Mr Murphy, a rural-dweller all his life, did not need to be told that communities such as his are being eviscerated by Government policies and that the demise of the rural GP is just part of this process.
His mother was a patient in a practice close to me where the GP had recently retired. The list had been advertised for over three years with no applicants. A solution was found whereby a city practice, 40 minutes from the village, agreed to register these patients and provide them with a GP for four sessions a week, in exchange for a rural practice allowance. It is understandable that these patients wish to move to a neighbouring practice with a choice of three doctors, a nurse and a secretary. But providing these services costs and, as currently, there can only be one rural practice allowance per rural area, there would be no extra resources provided to another rural practice to take them on. Hence, the solution to support a city practice and reduce the service commitment.
In order to come to terms with this development and realising that living and working in rural Ireland for over 30 years could result in biases, I applied one of Edward De Bono’s thinking tools to the situation.
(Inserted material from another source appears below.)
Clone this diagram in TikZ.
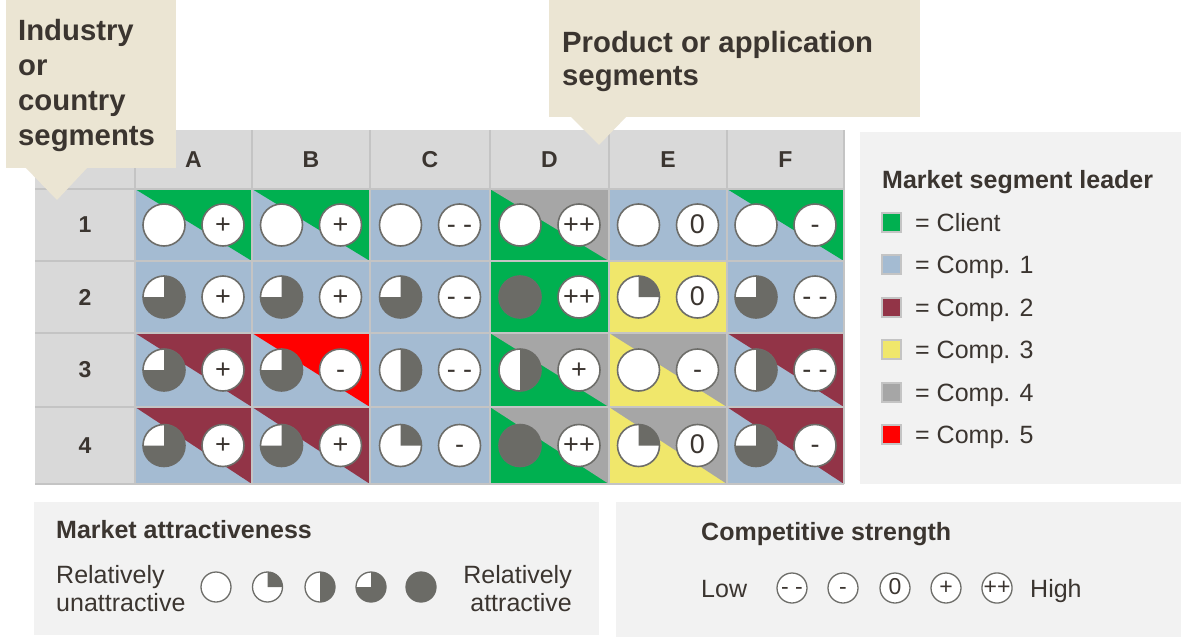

The one I chose is called ‘Other People’s Views’. This involves assessing a situation from the point of view of all the stakeholders.
Actually getting into their shoes and trying to understand their reasoning.
The stakeholders in this scenario include the patients, the doctors who decided not to apply for the post, the doctors who agreed to take on the list, the HSE/DoH, the neighbouring doctors and our negotiating bodies, the IMO and NAGP.
1. The patients at least have a doctor, but it is a much-reduced service. They no longer have a doctor living or present in the area, outside of the four sessions provided. They must travel a considerable distance to see a doctor at any other time. They will probably never have a local doctor, nurse or secretary again. They are unlikely to be able to get a doctor in the case of an emergency and are a long way from a hospital.
2. Some recent graduates did consider the possibility of taking on this list but changed their minds when they calculated the cost of premises, equipment, staff, medical insurance and Caredoc fees. Even with a rural practice allowance, it did not make any financial sense. They went on to find work in urban areas.
3. The doctors who agreed to take over the list have additional patients and increased workload. As compensation, they get a rural practice allowance and all the benefits this accrues. They are providing a service that no-one else can provide, offering a helping hand to a community that would otherwise have no doctor, in an arrangement that makes perfect business sense for them.
4. For the HSE/DoH, this solution is the best possible outcome in the circumstances. The post is no longer vacant. Patients have access to a doctor at all times. The responsibility for care rests with the new GP.
5. As a neighbouring GP, this development is the worst possible outcome. I see the helping hand as a greedy paw. It creates inequality of care between neighbours and friends. It puts pressure on surrounding practices to take these patients on with no additional resources. As a rural-dweller and experienced rural GP, I consider this level of care unsafe, uncaring, and unresponsive to patients’ needs. I also consider it ineffective, as it will almost certainly result in increased out-of-hours consultations and emergency department admissions. To me, it demonstrates poor judgment and leadership by both GPs and the HSE and should not be facilitated or tolerated.
6. Finally, if GPs on the ground consider this level of care adequate and collaborate with the HSE to dumb-down rural practice, what hope have our negotiating bodies of attracting resources to re-feed this starving specialty?